**Data excerpts:**
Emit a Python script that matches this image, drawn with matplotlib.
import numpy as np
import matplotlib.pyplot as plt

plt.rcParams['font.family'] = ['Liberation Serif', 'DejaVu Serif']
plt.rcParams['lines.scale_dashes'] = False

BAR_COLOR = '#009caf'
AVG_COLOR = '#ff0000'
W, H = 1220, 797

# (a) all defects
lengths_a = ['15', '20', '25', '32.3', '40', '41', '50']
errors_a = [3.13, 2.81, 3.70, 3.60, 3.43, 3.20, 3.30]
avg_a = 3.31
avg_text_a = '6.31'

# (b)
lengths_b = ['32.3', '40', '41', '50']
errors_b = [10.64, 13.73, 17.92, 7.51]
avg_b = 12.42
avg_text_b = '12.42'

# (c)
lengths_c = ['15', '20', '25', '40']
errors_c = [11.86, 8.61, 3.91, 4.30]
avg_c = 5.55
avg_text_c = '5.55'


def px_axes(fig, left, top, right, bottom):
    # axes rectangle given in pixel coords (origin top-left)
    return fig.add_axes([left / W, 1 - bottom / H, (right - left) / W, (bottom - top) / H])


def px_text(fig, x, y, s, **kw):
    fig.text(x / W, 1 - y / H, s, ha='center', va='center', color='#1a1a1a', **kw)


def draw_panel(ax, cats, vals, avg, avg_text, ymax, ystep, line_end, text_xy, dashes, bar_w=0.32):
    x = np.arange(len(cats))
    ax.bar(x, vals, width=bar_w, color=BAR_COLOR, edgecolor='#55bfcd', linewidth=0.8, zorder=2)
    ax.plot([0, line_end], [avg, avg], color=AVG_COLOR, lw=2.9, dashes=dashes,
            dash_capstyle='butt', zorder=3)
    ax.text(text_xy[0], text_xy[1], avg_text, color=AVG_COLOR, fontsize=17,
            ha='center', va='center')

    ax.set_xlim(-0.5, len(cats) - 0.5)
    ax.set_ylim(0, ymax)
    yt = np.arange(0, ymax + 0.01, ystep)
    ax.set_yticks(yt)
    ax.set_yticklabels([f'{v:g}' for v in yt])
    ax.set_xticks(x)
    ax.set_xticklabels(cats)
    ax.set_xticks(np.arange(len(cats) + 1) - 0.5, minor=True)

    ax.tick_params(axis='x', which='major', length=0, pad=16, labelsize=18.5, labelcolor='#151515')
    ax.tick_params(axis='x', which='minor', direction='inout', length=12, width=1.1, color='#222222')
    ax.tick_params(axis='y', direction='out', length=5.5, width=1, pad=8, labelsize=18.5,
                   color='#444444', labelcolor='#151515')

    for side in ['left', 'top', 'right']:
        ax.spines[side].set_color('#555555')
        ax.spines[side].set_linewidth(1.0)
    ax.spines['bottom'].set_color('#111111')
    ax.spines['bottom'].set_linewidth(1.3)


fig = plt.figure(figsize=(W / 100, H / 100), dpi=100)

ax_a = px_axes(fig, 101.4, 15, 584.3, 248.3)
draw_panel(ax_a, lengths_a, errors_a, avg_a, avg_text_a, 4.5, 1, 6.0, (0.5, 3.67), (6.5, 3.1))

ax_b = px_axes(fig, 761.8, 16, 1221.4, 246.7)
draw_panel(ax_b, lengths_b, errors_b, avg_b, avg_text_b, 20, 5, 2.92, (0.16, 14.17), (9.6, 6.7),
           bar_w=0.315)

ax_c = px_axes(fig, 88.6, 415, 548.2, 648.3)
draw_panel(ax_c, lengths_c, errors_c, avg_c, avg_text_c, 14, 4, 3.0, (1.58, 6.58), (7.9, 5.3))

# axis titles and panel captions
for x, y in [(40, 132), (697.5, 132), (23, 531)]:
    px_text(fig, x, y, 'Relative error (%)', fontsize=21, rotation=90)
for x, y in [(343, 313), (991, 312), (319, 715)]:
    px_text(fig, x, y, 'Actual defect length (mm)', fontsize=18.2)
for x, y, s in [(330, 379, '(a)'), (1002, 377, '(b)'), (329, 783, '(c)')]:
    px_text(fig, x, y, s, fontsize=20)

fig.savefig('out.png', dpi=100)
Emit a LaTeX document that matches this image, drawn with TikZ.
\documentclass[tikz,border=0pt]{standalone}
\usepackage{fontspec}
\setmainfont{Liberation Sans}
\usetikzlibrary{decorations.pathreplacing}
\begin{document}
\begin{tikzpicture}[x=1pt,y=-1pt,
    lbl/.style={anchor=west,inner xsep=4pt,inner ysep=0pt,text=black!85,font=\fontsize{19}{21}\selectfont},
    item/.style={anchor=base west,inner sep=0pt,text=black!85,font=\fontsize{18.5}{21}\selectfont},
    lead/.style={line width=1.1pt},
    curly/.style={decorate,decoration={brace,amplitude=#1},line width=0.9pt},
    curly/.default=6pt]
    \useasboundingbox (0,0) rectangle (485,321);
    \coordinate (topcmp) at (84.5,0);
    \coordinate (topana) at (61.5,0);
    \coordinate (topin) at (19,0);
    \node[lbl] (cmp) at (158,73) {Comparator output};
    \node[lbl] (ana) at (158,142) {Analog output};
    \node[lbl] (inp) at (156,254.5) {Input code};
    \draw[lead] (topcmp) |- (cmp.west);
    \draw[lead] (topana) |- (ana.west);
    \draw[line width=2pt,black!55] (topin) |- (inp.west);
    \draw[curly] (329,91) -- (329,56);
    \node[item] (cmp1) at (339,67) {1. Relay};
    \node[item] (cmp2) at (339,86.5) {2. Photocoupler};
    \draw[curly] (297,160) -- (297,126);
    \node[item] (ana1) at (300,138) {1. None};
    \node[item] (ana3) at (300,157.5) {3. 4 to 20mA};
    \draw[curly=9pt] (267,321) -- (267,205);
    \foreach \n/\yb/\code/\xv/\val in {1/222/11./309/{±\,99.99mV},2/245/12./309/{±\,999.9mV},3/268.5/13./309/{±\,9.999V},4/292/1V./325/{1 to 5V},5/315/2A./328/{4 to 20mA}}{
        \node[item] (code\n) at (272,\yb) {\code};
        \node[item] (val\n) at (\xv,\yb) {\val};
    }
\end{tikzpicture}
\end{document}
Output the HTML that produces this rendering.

**Written exercise:** Every entry in the listing must be retyped exactly.

**Complete response:**
Emit a Python script that matches this image, drawn with matplotlib.
import numpy as np
import matplotlib.pyplot as plt

plt.rcParams['font.family'] = ['Liberation Serif', 'DejaVu Serif']
plt.rcParams['lines.scale_dashes'] = False

BAR_COLOR = '#009caf'
AVG_COLOR = '#ff0000'
W, H = 1220, 797

# (a) all defects
lengths_a = ['15', '20', '25', '32.3', '40', '41', '50']
errors_a = [3.13, 2.81, 3.70, 3.60, 3.43, 3.20, 3.30]
avg_a = 3.31
avg_text_a = '6.31'

# (b)
lengths_b = ['32.3', '40', '41', '50']
errors_b = [10.64, 13.73, 17.92, 7.51]
avg_b = 12.42
avg_text_b = '12.42'

# (c)
lengths_c = ['15', '20', '25', '40']
errors_c = [11.86, 8.61, 3.91, 4.30]
avg_c = 5.55
avg_text_c = '5.55'


def px_axes(fig, left, top, right, bottom):
    # axes rectangle given in pixel coords (origin top-left)
    return fig.add_axes([left / W, 1 - bottom / H, (right - left) / W, (bottom - top) / H])


def px_text(fig, x, y, s, **kw):
    fig.text(x / W, 1 - y / H, s, ha='center', va='center', color='#1a1a1a', **kw)


def draw_panel(ax, cats, vals, avg, avg_text, ymax, ystep, line_end, text_xy, dashes, bar_w=0.32):
    x = np.arange(len(cats))
    ax.bar(x, vals, width=bar_w, color=BAR_COLOR, edgecolor='#55bfcd', linewidth=0.8, zorder=2)
    ax.plot([0, line_end], [avg, avg], color=AVG_COLOR, lw=2.9, dashes=dashes,
            dash_capstyle='butt', zorder=3)
    ax.text(text_xy[0], text_xy[1], avg_text, color=AVG_COLOR, fontsize=17,
            ha='center', va='center')

    ax.set_xlim(-0.5, len(cats) - 0.5)
    ax.set_ylim(0, ymax)
    yt = np.arange(0, ymax + 0.01, ystep)
    ax.set_yticks(yt)
    ax.set_yticklabels([f'{v:g}' for v in yt])
    ax.set_xticks(x)
    ax.set_xticklabels(cats)
    ax.set_xticks(np.arange(len(cats) + 1) - 0.5, minor=True)

    ax.tick_params(axis='x', which='major', length=0, pad=16, labelsize=18.5, labelcolor='#151515')
    ax.tick_params(axis='x', which='minor', direction='inout', length=12, width=1.1, color='#222222')
    ax.tick_params(axis='y', direction='out', length=5.5, width=1, pad=8, labelsize=18.5,
                   color='#444444', labelcolor='#151515')

    for side in ['left', 'top', 'right']:
        ax.spines[side].set_color('#555555')
        ax.spines[side].set_linewidth(1.0)
    ax.spines['bottom'].set_color('#111111')
    ax.spines['bottom'].set_linewidth(1.3)


fig = plt.figure(figsize=(W / 100, H / 100), dpi=100)

ax_a = px_axes(fig, 101.4, 15, 584.3, 248.3)
draw_panel(ax_a, lengths_a, errors_a, avg_a, avg_text_a, 4.5, 1, 6.0, (0.5, 3.67), (6.5, 3.1))

ax_b = px_axes(fig, 761.8, 16, 1221.4, 246.7)
draw_panel(ax_b, lengths_b, errors_b, avg_b, avg_text_b, 20, 5, 2.92, (0.16, 14.17), (9.6, 6.7),
           bar_w=0.315)

ax_c = px_axes(fig, 88.6, 415, 548.2, 648.3)
draw_panel(ax_c, lengths_c, errors_c, avg_c, avg_text_c, 14, 4, 3.0, (1.58, 6.58), (7.9, 5.3))

# axis titles and panel captions
for x, y in [(40, 132), (697.5, 132), (23, 531)]:
    px_text(fig, x, y, 'Relative error (%)', fontsize=21, rotation=90)
for x, y in [(343, 313), (991, 312), (319, 715)]:
    px_text(fig, x, y, 'Actual defect length (mm)', fontsize=18.2)
for x, y, s in [(330, 379, '(a)'), (1002, 377, '(b)'), (329, 783, '(c)')]:
    px_text(fig, x, y, s, fontsize=20)

fig.savefig('out.png', dpi=100)
Emit a LaTeX document that matches this image, drawn with TikZ.
\documentclass[tikz,border=0pt]{standalone}
\usepackage{fontspec}
\setmainfont{Liberation Sans}
\usetikzlibrary{decorations.pathreplacing}
\begin{document}
\begin{tikzpicture}[x=1pt,y=-1pt,
    lbl/.style={anchor=west,inner xsep=4pt,inner ysep=0pt,text=black!85,font=\fontsize{19}{21}\selectfont},
    item/.style={anchor=base west,inner sep=0pt,text=black!85,font=\fontsize{18.5}{21}\selectfont},
    lead/.style={line width=1.1pt},
    curly/.style={decorate,decoration={brace,amplitude=#1},line width=0.9pt},
    curly/.default=6pt]
    \useasboundingbox (0,0) rectangle (485,321);
    \coordinate (topcmp) at (84.5,0);
    \coordinate (topana) at (61.5,0);
    \coordinate (topin) at (19,0);
    \node[lbl] (cmp) at (158,73) {Comparator output};
    \node[lbl] (ana) at (158,142) {Analog output};
    \node[lbl] (inp) at (156,254.5) {Input code};
    \draw[lead] (topcmp) |- (cmp.west);
    \draw[lead] (topana) |- (ana.west);
    \draw[line width=2pt,black!55] (topin) |- (inp.west);
    \draw[curly] (329,91) -- (329,56);
    \node[item] (cmp1) at (339,67) {1. Relay};
    \node[item] (cmp2) at (339,86.5) {2. Photocoupler};
    \draw[curly] (297,160) -- (297,126);
    \node[item] (ana1) at (300,138) {1. None};
    \node[item] (ana3) at (300,157.5) {3. 4 to 20mA};
    \draw[curly=9pt] (267,321) -- (267,205);
    \foreach \n/\yb/\code/\xv/\val in {1/222/11./309/{±\,99.99mV},2/245/12./309/{±\,999.9mV},3/268.5/13./309/{±\,9.999V},4/292/1V./325/{1 to 5V},5/315/2A./328/{4 to 20mA}}{
        \node[item] (code\n) at (272,\yb) {\code};
        \node[item] (val\n) at (\xv,\yb) {\val};
    }
\end{tikzpicture}
\end{document}
Output the HTML that produces this rendering.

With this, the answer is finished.